The U.S. women's soccer team's 2-1 win over Japan in the final was oddly aired on NBC Sports, not the main network. I don't know anything about network sports programming, but whoever made that decision at NBC should rethink what the desires of the viewing public are.

Candace Parker, one of the stars of U.S. women's basketball, was rarely interviewed like the rest of her teammates, and I can't think of one profile piece on her either. Hope Solo and Abby Wambach were interviewed and profiled several times throughout the Olympics. I love what Abby Wambach and Alex Morgan did throughout the competition, but if I see another highlight of one of there scores, I may skip watching another U.S. women's soccer match until Rio in 2016. The Morgan header to beat Canada has been on a continuous loop by NBC, Fox Sports Net and ESPN. I'm not diminishing what Morgan did, it was enormously thrilling, but there comes a time when something crosses overexposure.

Highlights of the U.S. women's basketball team, who won their fifth consecutive gold medal on Saturday, have been scarce or not aired at all. ESPN showed them winning the gold, but there were no interviews and there was no lively analyst of what they accomplished by anyone. When the women's soccer team won the gold medal over Japan, they had extended highlights, post-game interviews and commentary by several different people who discussed the impact of the win on women's soccer. Where was the commentary of how the women's basketball team's gold medal win would impact girl's basketball in America?
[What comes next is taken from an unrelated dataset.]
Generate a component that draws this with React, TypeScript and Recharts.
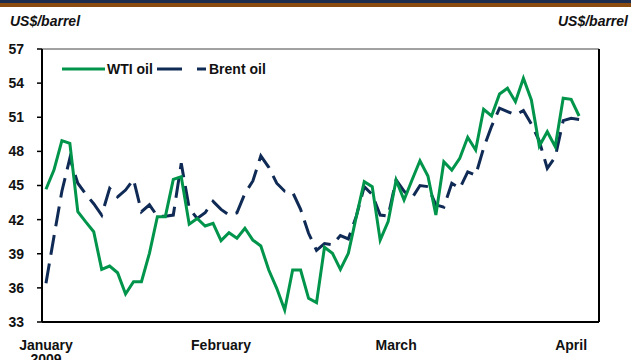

The women's basketball team has been so dominate for so many years in the Olympics, maybe the sports media has come to expect them to blow out their weaker opponents. The U.S. women's soccer team did have more thrilling finishes than the basketball team did, but it doesn't diminish how well they played for America. A stomping of another counties women's basketball team is more impressive.

I've heard some people say that the women's basketball team got less exposure than the women's soccer team because of race; I'm not sure about that, but on television there is always a bias when it comes to skin color. How many African-American's were reporting from London for NBC? Oh, that's right, one. There was Tamron Hall, but she was relegated to MSNBC, and it seemed like she had a minor role.

Everything worked out flawlessly for both teams, but the favoritism in coverage was obvious. Americans should be proud of what each team did…equally.

Note: I've been an Arsenal fan for nearly a decade. My cousin got me interested in the club at a young age.